The Bible says men and women are made in the image of God, both of them. As such, they both carry equal and inherent value and worth.
In speaking of husbands and wives, wives are to submit, but husbands are to love with a love that would figuratively and literally die for their wives (just like Christ laid His life down). Both parties are called to sacrifice for the sake of the other. There is no inferiority/superiority there.
I can imagine you are thinking of some other specific passages when you say "the bible says women are inferior", and I can tell you I won't have time any time soon to deal with the specifics and still get to my already existing backlog, but there is much to say on this topic.
I can also sum it up by saying the Bible never says being a woman is a sin. It also never says being black is a sin. Those are both states of being.
For the record it also never says being gay is a sin. That is a state of being.
But it does say gay
sex is a sin. It's not a state of being. It's an action. That's the sin.

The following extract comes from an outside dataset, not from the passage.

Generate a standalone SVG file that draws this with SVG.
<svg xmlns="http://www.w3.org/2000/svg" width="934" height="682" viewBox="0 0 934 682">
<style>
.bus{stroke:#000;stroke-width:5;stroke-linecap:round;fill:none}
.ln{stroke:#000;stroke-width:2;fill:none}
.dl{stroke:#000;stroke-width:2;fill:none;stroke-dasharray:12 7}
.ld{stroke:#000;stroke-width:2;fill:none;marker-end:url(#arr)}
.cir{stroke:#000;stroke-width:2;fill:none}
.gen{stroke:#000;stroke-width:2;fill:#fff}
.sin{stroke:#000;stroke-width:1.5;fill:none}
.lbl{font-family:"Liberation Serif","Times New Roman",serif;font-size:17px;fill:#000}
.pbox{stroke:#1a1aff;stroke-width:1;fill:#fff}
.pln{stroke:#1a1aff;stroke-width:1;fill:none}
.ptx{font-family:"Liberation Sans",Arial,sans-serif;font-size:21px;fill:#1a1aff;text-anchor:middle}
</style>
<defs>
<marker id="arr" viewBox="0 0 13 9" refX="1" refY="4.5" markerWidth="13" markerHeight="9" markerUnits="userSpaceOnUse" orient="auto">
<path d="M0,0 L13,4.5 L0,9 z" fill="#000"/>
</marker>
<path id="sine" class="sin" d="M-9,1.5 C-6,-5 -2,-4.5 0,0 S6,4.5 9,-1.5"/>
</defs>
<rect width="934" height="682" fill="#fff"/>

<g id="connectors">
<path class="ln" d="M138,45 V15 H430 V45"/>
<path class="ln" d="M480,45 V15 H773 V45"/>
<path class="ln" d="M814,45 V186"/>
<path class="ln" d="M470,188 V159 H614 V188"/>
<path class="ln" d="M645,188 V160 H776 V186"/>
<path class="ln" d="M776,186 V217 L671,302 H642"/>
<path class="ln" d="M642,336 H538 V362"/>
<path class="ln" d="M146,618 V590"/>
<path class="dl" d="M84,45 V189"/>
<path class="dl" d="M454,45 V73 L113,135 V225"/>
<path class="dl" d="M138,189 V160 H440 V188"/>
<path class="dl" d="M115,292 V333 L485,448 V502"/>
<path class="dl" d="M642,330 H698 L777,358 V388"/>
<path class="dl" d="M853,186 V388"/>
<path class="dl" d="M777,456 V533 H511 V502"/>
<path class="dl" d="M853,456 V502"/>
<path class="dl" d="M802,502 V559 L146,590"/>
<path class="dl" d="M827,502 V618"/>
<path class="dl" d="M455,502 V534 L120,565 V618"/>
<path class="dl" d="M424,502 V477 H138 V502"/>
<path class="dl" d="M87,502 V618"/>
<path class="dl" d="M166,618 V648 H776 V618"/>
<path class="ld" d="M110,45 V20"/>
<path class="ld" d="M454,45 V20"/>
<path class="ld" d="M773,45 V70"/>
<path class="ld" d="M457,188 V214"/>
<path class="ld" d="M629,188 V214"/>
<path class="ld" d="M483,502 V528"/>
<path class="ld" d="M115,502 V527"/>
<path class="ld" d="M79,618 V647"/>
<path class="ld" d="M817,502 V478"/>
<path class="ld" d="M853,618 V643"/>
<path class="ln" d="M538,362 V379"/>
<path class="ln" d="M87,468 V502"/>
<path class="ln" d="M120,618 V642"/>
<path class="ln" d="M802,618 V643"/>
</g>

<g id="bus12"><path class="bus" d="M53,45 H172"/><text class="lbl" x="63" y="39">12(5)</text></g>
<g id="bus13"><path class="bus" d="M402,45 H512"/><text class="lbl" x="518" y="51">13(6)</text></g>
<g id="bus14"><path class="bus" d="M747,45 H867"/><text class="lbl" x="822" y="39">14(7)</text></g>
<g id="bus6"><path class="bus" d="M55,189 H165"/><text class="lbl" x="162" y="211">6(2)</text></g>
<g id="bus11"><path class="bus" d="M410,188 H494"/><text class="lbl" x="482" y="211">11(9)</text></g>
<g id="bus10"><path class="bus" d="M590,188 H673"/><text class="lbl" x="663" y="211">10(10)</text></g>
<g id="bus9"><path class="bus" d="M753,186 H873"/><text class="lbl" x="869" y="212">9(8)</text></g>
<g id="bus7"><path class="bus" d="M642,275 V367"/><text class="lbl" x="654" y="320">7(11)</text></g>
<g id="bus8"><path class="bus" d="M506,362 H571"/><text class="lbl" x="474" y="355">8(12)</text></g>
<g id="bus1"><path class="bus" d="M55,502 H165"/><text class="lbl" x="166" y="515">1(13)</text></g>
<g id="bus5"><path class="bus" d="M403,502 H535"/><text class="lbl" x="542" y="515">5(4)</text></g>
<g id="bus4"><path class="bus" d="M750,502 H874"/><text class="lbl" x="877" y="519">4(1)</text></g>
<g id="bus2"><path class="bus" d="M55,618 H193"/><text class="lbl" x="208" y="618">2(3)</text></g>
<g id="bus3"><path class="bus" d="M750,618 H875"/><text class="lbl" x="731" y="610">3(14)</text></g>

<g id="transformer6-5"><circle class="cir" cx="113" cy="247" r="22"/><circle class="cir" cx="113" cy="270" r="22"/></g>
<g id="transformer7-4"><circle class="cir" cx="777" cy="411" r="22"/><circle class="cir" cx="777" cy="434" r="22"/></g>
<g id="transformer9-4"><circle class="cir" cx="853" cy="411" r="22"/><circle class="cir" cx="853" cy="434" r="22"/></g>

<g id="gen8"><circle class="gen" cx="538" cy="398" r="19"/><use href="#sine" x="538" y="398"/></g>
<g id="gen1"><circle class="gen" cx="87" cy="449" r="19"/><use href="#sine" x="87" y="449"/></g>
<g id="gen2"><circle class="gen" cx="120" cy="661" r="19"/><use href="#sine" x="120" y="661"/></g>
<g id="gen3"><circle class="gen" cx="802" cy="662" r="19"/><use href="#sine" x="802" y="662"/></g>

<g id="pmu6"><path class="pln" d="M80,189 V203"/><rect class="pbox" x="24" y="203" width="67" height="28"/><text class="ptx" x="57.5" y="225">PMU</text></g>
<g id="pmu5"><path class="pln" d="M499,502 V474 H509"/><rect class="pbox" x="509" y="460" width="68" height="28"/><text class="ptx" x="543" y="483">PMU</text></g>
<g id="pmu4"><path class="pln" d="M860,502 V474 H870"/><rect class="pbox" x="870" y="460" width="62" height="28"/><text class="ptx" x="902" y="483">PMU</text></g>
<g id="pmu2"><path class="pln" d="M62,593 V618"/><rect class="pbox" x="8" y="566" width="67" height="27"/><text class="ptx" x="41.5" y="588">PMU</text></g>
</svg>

As far as the politics of gay rights, it's different from women's rights and african american rights. Women and african american rights are about voting, employment, schooling, segregation, etc. They did not have the same rights and were fighting for equal rights.

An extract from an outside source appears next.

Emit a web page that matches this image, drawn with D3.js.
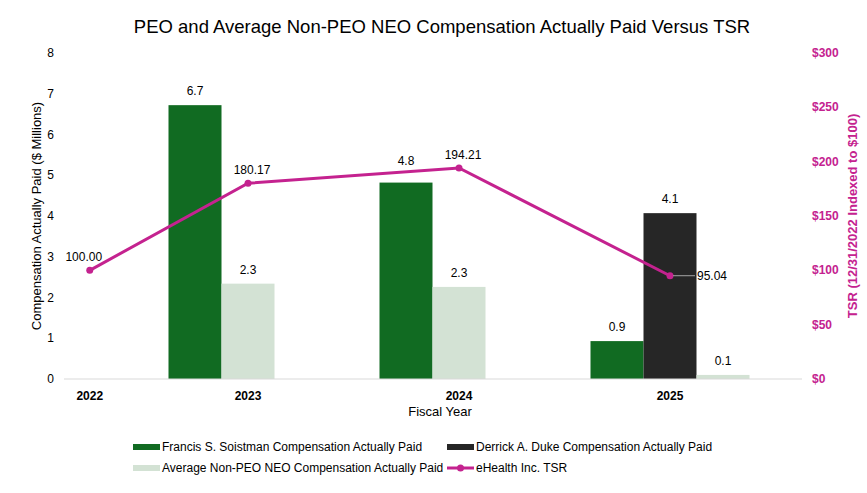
<!DOCTYPE html>
<html>
<head>
<meta charset="utf-8">
<script src="https://cdn.jsdelivr.net/npm/d3@7"></script>
<style>
  body { margin: 0; background: #fff; }
  svg { font-family: "Liberation Sans", Arial, sans-serif; }
</style>
</head>
<body>
<svg id="chart" width="867" height="493"></svg>
<script>
const years = ['2022', '2023', '2024', '2025'];
const barYears = ['2023', '2024', '2025'];
const soistman = [null, 6.72, 4.82, 0.93];
const duke = [null, null, null, 4.07];
const nonPeo = [null, 2.34, 2.26, 0.1];
const tsr = [100.0, 180.17, 194.21, 95.04];
const leftTicks = [0, 1, 2, 3, 4, 5, 6, 7, 8];
const rightTicks = [0, 50, 100, 150, 200, 250, 300];

const magenta = '#C4228F';
const series = [
    { name: 'Francis S. Soistman Compensation Actually Paid', values: soistman, color: '#116B22' },
    { name: 'Derrick A. Duke Compensation Actually Paid', values: duke, color: '#262626' },
    { name: 'Average Non-PEO NEO Compensation Actually Paid', values: nonPeo, color: '#D3E2D4' }
];

const svg = d3.select('#chart');
const plot = { left: 64, right: 802, top: 53, bottom: 379 };

const xBand = d3.scaleBand().domain(barYears).range([142.5, 775.5]);
// 2022 only carries the TSR base point, a quarter step before the first band
const xPos = year =>
    year === '2022'
        ? xBand.range()[0] - xBand.step() / 4
        : xBand(year) + xBand.bandwidth() / 2;

const barW = 53;
const yLeft = d3.scaleLinear().domain([0, 8]).range([plot.bottom, plot.top]);
const yRight = d3.scaleLinear().domain([0, 300]).range([plot.bottom, plot.top]);

const tsrPts = years.map((y, i) => ({ year: y, value: tsr[i] }));
// y of the TSR line at a given x, used to keep bar labels clear of it
const lineYAt = d3.scaleLinear()
    .domain(tsrPts.map(d => xPos(d.year)))
    .range(tsrPts.map(d => yRight(d.value)));

// title
svg.append('text')
    .attr('x', 442).attr('y', 33)
    .attr('text-anchor', 'middle')
    .style('font-size', '18.5px')
    .text('PEO and Average Non-PEO NEO Compensation Actually Paid Versus TSR');

// left axis labels
svg.append('g').selectAll('text')
    .data(leftTicks).join('text')
    .attr('x', 54).attr('y', d => yLeft(d) + 4)
    .attr('text-anchor', 'end')
    .style('font-size', '12px')
    .text(d => d);

svg.append('text')
    .attr('transform', `translate(41, ${(plot.top + plot.bottom) / 2}) rotate(-90)`)
    .attr('text-anchor', 'middle')
    .style('font-size', '13px')
    .text('Compensation Actually Paid ($ Millions)');

// right axis labels
svg.append('g').selectAll('text')
    .data(rightTicks).join('text')
    .attr('x', 812).attr('y', d => yRight(d) + 4)
    .style('font-size', '12px')
    .style('font-weight', 'bold')
    .style('fill', magenta)
    .text(d => '$' + d);

svg.append('text')
    .attr('transform', `translate(857, ${(plot.top + plot.bottom) / 2}) rotate(-90)`)
    .attr('text-anchor', 'middle')
    .style('font-size', '13px')
    .style('font-weight', 'bold')
    .style('fill', magenta)
    .text('TSR (12/31/2022 Indexed to $100)');

// bars: series with a value fill slots from the left of each group
const bars = [];
years.forEach((year, i) => {
    if (!barYears.includes(year)) return;
    const present = series.filter(s => s.values[i] != null);
    const start = xPos(year) - (series.length * barW) / 2;
    present.forEach((s, k) => {
        bars.push({ year, value: s.values[i], color: s.color, x: start + k * barW });
    });
});

svg.append('g').selectAll('rect')
    .data(bars).join('rect')
    .attr('x', d => d.x)
    .attr('y', d => yLeft(d.value))
    .attr('width', barW)
    .attr('height', d => plot.bottom - yLeft(d.value))
    .attr('fill', d => d.color);

const barLabelY = d => {
    const base = yLeft(d.value) - 10;
    const ly = lineYAt(d.x + barW / 2);
    return Math.abs(ly - (base - 4)) < 9 ? ly - 7 : base;
};

svg.append('g').selectAll('text')
    .data(bars).join('text')
    .attr('x', d => d.x + barW / 2)
    .attr('y', barLabelY)
    .attr('text-anchor', 'middle')
    .style('font-size', '12px')
    .text(d => d3.format('.1f')(d.value));

// baseline
svg.append('line')
    .attr('x1', plot.left).attr('x2', plot.right)
    .attr('y1', plot.bottom).attr('y2', plot.bottom)
    .attr('stroke', '#D9D9D9').attr('stroke-width', 1);

// x labels
svg.append('g').selectAll('text')
    .data(years).join('text')
    .attr('x', d => xPos(d)).attr('y', 400)
    .attr('text-anchor', 'middle')
    .style('font-size', '12px')
    .style('font-weight', 'bold')
    .text(d => d);

svg.append('text')
    .attr('x', 440).attr('y', 416)
    .attr('text-anchor', 'middle')
    .style('font-size', '13px')
    .text('Fiscal Year');

// TSR line
svg.append('path')
    .datum(tsrPts)
    .attr('fill', 'none')
    .attr('stroke', magenta)
    .attr('stroke-width', 3)
    .attr('d', d3.line().x(d => xPos(d.year)).y(d => yRight(d.value)));

svg.append('g').selectAll('circle')
    .data(tsrPts).join('circle')
    .attr('cx', d => xPos(d.year))
    .attr('cy', d => yRight(d.value))
    .attr('r', 3.5)
    .attr('fill', magenta);

const lastIdx = tsrPts.length - 1;
svg.append('g').selectAll('text')
    .data(tsrPts).join('text')
    .attr('x', (d, i) => i === lastIdx ? xPos(d.year) + 27 : xPos(d.year) + (i === 0 ? -6 : 4))
    .attr('y', (d, i) => i === lastIdx ? yRight(d.value) + 4 : yRight(d.value) - 9)
    .attr('text-anchor', (d, i) => i === lastIdx ? 'start' : 'middle')
    .style('font-size', '12px')
    .text(d => d3.format('.2f')(d.value));

// leader line for the last label
const last = tsrPts[lastIdx];
svg.append('line')
    .attr('x1', xPos(last.year) + 3).attr('x2', xPos(last.year) + 25)
    .attr('y1', yRight(last.value)).attr('y2', yRight(last.value))
    .attr('stroke', '#A6A6A6').attr('stroke-width', 1);

// legend
const legendItems = [
    { label: series[0].name, color: series[0].color, type: 'bar', x: 133, y: 447 },
    { label: series[1].name, color: series[1].color, type: 'bar', x: 447, y: 447 },
    { label: series[2].name, color: series[2].color, type: 'bar', x: 133, y: 468 },
    { label: 'eHealth Inc. TSR', color: magenta, type: 'line', x: 447, y: 468 }
];

const legend = svg.append('g').selectAll('g')
    .data(legendItems).join('g')
    .attr('transform', d => `translate(${d.x}, ${d.y})`);

legend.filter(d => d.type === 'bar').append('rect')
    .attr('x', 0).attr('y', -3).attr('width', 27).attr('height', 6)
    .attr('fill', d => d.color);

legend.filter(d => d.type === 'line').append('line')
    .attr('x1', 0).attr('x2', 27).attr('y1', 0).attr('y2', 0)
    .attr('stroke', d => d.color).attr('stroke-width', 3);

legend.filter(d => d.type === 'line').append('circle')
    .attr('cx', 13.5).attr('cy', 0).attr('r', 3.5)
    .attr('fill', d => d.color);

legend.append('text')
    .attr('x', 29).attr('y', 4)
    .style('font-size', '12px')
    .text(d => d.label);
</script>
</body>
</html>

But gay people have always had the exact same rights as every other person regarding marriage. Everyone can marry someone within certain parameters. Those parameters are:
1. not already married
2. not underage
3. not of the same gender
4. not a different species
5. not too closely related
Those rights are the same across the board and no one has been deprived of those rights.
But what gay rights are fighting for are the right to marry who you are attracted to. Well, that's never been an outright right for anyone without meeting certain conditions. There are always boundaries to marriage. Gay rights sought to change the boundaries, the definition of marriage. To change the parameters of marriage. I'm no history teacher but women and AA's didn't redefine terms to gain equal rights. They were just granted the same rights that existed for others. But gay people have had the same rights and parameters that everyone else had, as I outlined above. Gay rights sought to change those boundaries or parameters. To me, that's the fundamental difference between women/AA rights and gay rights.

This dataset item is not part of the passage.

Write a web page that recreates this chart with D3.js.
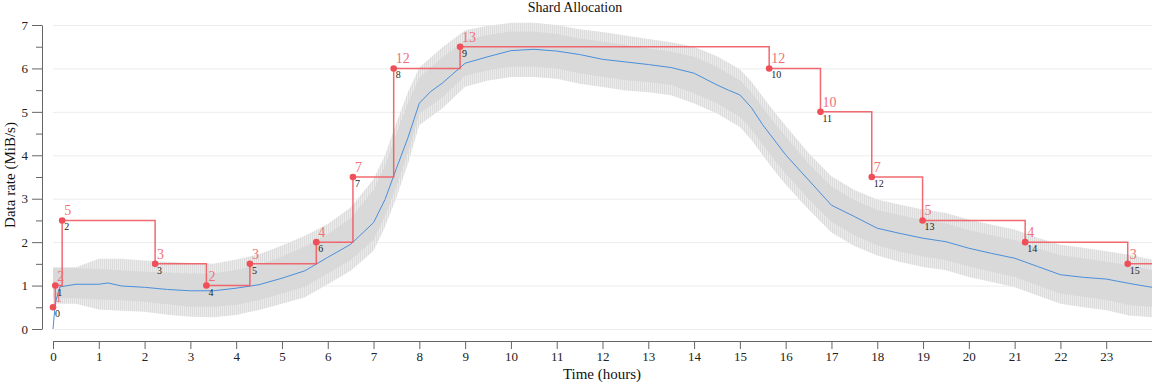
<!DOCTYPE html>
<html>
<head>
<meta charset="utf-8">
<script src="https://cdn.jsdelivr.net/npm/d3@7"></script>
<style>
  body { margin: 0; background: #fff; }
  svg { display: block; font-family: "Liberation Serif", serif; }
</style>
</head>
<body>
<svg id="chart" width="1152" height="384"></svg>
<script>
// shard steps: time (h), allocated rate, shard count
const stepHours = [0, 0.05, 0.2, 2.23, 3.35, 4.3, 5.75, 6.55, 7.44, 8.89, 15.64, 16.76, 17.88, 18.99, 21.23, 23.47];
const stepRate = [0.5, 1, 2.5, 1.5, 1, 1.5, 2, 3.5, 6, 6.5, 6, 5, 3.5, 2.5, 2, 1.5];
const shardCount = [1, 2, 5, 3, 2, 3, 4, 7, 12, 13, 12, 10, 7, 5, 4, 3];

// smoothed data rate (blue)
const meanHours = [0, 0.05, 0.15, 0.5, 1, 1.2, 1.5, 2, 2.5, 3, 3.5, 4, 4.5, 5, 5.5, 6, 6.5, 7, 7.25, 7.5, 7.75, 8, 8.25, 8.5, 9, 9.5, 10, 10.5, 11, 11.5, 12, 12.5, 13, 13.5, 14, 14.5, 14.75, 15, 15.25, 15.5, 16, 16.5, 17, 17.5, 18, 18.5, 19, 19.5, 20, 20.5, 21, 21.5, 22, 22.5, 23, 23.5, 24];
const meanRate = [0, 0.6, 0.97, 1.03, 1.03, 1.06, 0.99, 0.96, 0.91, 0.88, 0.88, 0.94, 1.02, 1.17, 1.34, 1.65, 1.95, 2.45, 2.98, 3.7, 4.4, 5.2, 5.47, 5.66, 6.12, 6.27, 6.41, 6.44, 6.40, 6.32, 6.21, 6.15, 6.09, 6.02, 5.89, 5.62, 5.5, 5.39, 5.1, 4.70, 4.01, 3.43, 2.85, 2.59, 2.32, 2.20, 2.09, 2.01, 1.86, 1.74, 1.63, 1.44, 1.25, 1.19, 1.15, 1.05, 0.96];

// raw rate spread (grey band)
const bandHours = [0, 0.5, 1, 1.5, 2, 2.5, 3, 3.5, 4, 4.5, 5, 5.5, 6, 6.5, 7, 7.25, 7.5, 7.75, 8, 8.5, 9, 9.5, 10, 10.5, 11, 11.5, 12, 12.5, 13, 13.5, 14, 14.5, 15, 15.25, 15.5, 15.75, 16, 16.5, 17, 17.5, 18, 18.5, 19, 19.5, 20, 20.5, 21, 21.5, 22, 22.5, 23, 23.5, 24];
const bandHi = [1.40, 1.40, 1.38, 1.35, 1.32, 1.30, 1.28, 1.28, 1.36, 1.47, 1.67, 1.90, 2.18, 2.55, 3.20, 3.75, 4.51, 5.20, 5.78, 6.25, 6.65, 6.77, 6.85, 6.85, 6.79, 6.69, 6.62, 6.54, 6.46, 6.39, 6.27, 6.04, 5.73, 5.45, 5.10, 4.75, 4.43, 3.81, 3.28, 2.97, 2.74, 2.62, 2.51, 2.43, 2.28, 2.16, 2.05, 1.86, 1.70, 1.63, 1.55, 1.47, 1.36];
const bandLo = [0.71, 0.71, 0.68, 0.66, 0.63, 0.57, 0.51, 0.51, 0.55, 0.67, 0.82, 0.97, 1.28, 1.59, 2.05, 2.60, 3.28, 4.05, 4.95, 5.33, 5.83, 5.96, 6.04, 6.04, 6.00, 5.89, 5.81, 5.73, 5.69, 5.62, 5.43, 5.20, 4.89, 4.60, 4.25, 3.90, 3.58, 3.00, 2.47, 2.16, 1.93, 1.78, 1.67, 1.59, 1.44, 1.32, 1.20, 1.01, 0.82, 0.74, 0.67, 0.55, 0.51];
const spikeHi = [1.42, 1.42, 1.62, 1.62, 1.58, 1.55, 1.52, 1.50, 1.60, 1.72, 1.92, 2.15, 2.42, 2.80, 3.45, 4.00, 4.75, 5.45, 6.02, 6.48, 6.88, 6.98, 7.05, 7.05, 7.00, 6.90, 6.84, 6.76, 6.68, 6.60, 6.50, 6.28, 5.98, 5.70, 5.35, 5.00, 4.68, 4.05, 3.52, 3.20, 2.98, 2.86, 2.75, 2.67, 2.52, 2.40, 2.29, 2.10, 1.94, 1.87, 1.79, 1.71, 1.60];
const spikeLo = [0.58, 0.58, 0.45, 0.42, 0.40, 0.33, 0.28, 0.27, 0.32, 0.44, 0.58, 0.73, 1.03, 1.34, 1.80, 2.35, 3.03, 3.80, 4.70, 5.08, 5.58, 5.72, 5.80, 5.80, 5.76, 5.65, 5.57, 5.49, 5.45, 5.38, 5.19, 4.96, 4.65, 4.36, 4.00, 3.65, 3.33, 2.75, 2.22, 1.91, 1.69, 1.54, 1.43, 1.35, 1.20, 1.08, 0.96, 0.77, 0.58, 0.50, 0.43, 0.31, 0.27];

const hourTicks = d3.range(0, 24);
const rateTicks = d3.range(0, 8);

const svg = d3.select("#chart");
const x = d3.scaleLinear().domain([0, 24]).range([53, 1152]);
const y = d3.scaleLinear().domain([0, 7]).range([329, 25]);

// hatch for the spiky outer part of the band
const pat = svg.append("defs").append("pattern")
    .attr("id", "spikes")
    .attr("patternUnits", "userSpaceOnUse")
    .attr("width", 2).attr("height", 4);
pat.append("rect").attr("width", 2).attr("height", 4).attr("fill", "#ebebeb");
pat.append("rect").attr("width", 1).attr("height", 4).attr("fill", "#dcdcdc");

// grid
svg.append("g")
    .selectAll("line")
    .data(rateTicks)
    .join("line")
    .attr("x1", 53).attr("x2", 1152)
    .attr("y1", d => y(d) + 0.5).attr("y2", d => y(d) + 0.5)
    .attr("stroke", "#ececec");

const plot = svg.append("g");
const band = bandHours.map((t, i) => ({t, hi: bandHi[i], lo: bandLo[i], shi: spikeHi[i], slo: spikeLo[i]}));

plot.append("path")
    .datum(band)
    .attr("fill", "url(#spikes)")
    .attr("d", d3.area().x(d => x(d.t)).y0(d => y(d.slo)).y1(d => y(d.shi)));

plot.append("path")
    .datum(band)
    .attr("fill", "#d9d9d9")
    .attr("d", d3.area().x(d => x(d.t)).y0(d => y(d.lo)).y1(d => y(d.hi)));

const mean = meanHours.map((t, i) => ({t, v: meanRate[i]}));
plot.append("path")
    .datum(mean)
    .attr("fill", "none")
    .attr("stroke", "#4a8fdc")
    .attr("stroke-width", 1)
    .attr("d", d3.line().x(d => x(d.t)).y(d => y(d.v)));

// step line
const steps = stepHours.map((t, i) => ({t, v: stepRate[i], n: shardCount[i], i}));
const stepLine = steps.concat([{t: 24, v: stepRate[stepRate.length - 1]}]);
plot.append("path")
    .datum(stepLine)
    .attr("fill", "none")
    .attr("stroke", "#f05a62")
    .attr("stroke-opacity", 0.9)
    .attr("stroke-width", 1.5)
    .attr("d", d3.line().curve(d3.curveStepAfter).x(d => x(d.t)).y(d => y(d.v)));

plot.selectAll("circle")
    .data(steps)
    .join("circle")
    .attr("cx", d => x(d.t))
    .attr("cy", d => y(d.v))
    .attr("r", 3.3)
    .attr("fill", "#ef4f58");

plot.selectAll("text.count")
    .data(steps)
    .join("text")
    .attr("class", "count")
    .attr("x", d => x(d.t) + 2)
    .attr("y", d => y(d.v) - 5)
    .attr("fill", "#f2707a")
    .style("font-size", "14px")
    .text(d => d.n);

plot.selectAll("text.idx")
    .data(steps)
    .join("text")
    .attr("class", "idx")
    .attr("x", d => x(d.t) + 2)
    .attr("y", d => y(d.v) + 10)
    .attr("fill", "#222")
    .style("font-size", "10px")
    .text(d => d.i);

// axes
const xAxis = svg.append("g")
    .attr("transform", "translate(0,341)")
    .call(d3.axisBottom(x).tickValues(hourTicks).tickSize(8).tickSizeOuter(0).tickFormat(d3.format("d")));

const yAxis = svg.append("g")
    .attr("transform", "translate(42,0)")
    .call(d3.axisLeft(y).tickValues(d3.range(0, 7.5, 0.5)).tickSize(6).tickSizeOuter(0)
        .tickFormat(d => Number.isInteger(d) ? d : ""));
yAxis.selectAll(".tick")
    .filter(d => Number.isInteger(d))
    .select("line")
    .attr("x2", -10);
yAxis.selectAll(".tick text").attr("x", -14);

[xAxis, yAxis].forEach(a => {
    a.selectAll("path, line").attr("stroke", "#666");
    a.selectAll("text")
        .attr("fill", "#222")
        .style("font-family", "Liberation Serif, serif")
        .style("font-size", "13px");
});

svg.append("text")
    .attr("x", 575)
    .attr("y", 12)
    .attr("text-anchor", "middle")
    .style("font-size", "14px")
    .attr("fill", "#111")
    .text("Shard Allocation");

svg.append("text")
    .attr("x", 602)
    .attr("y", 379)
    .attr("text-anchor", "middle")
    .style("font-size", "15px")
    .attr("fill", "#111")
    .text("Time (hours)");

svg.append("text")
    .attr("transform", "translate(15,175) rotate(-90)")
    .attr("text-anchor", "middle")
    .style("font-size", "15px")
    .attr("fill", "#111")
    .text("Data rate (MiB/s)");
</script>
</body>
</html>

With the argument being "I should be able to marry whoever I'm attracted to" that forced an erosion of the same-sex boundary, which necessarily lends itself to the erosion of the other boundaries. The reason and logic and argument against "why shouldn't I be able to have multiple husbands/wives then?" erodes with it, as well as "who cares if they are underage, if we are both attracted and want it, what's the problem?" There are cascading moral repercussions to the way things have gone.
I'm speaking clinically here, not emotionally. I understand there are gut-wrenching emotions behind this, but this is a quick intellectual/clinical response.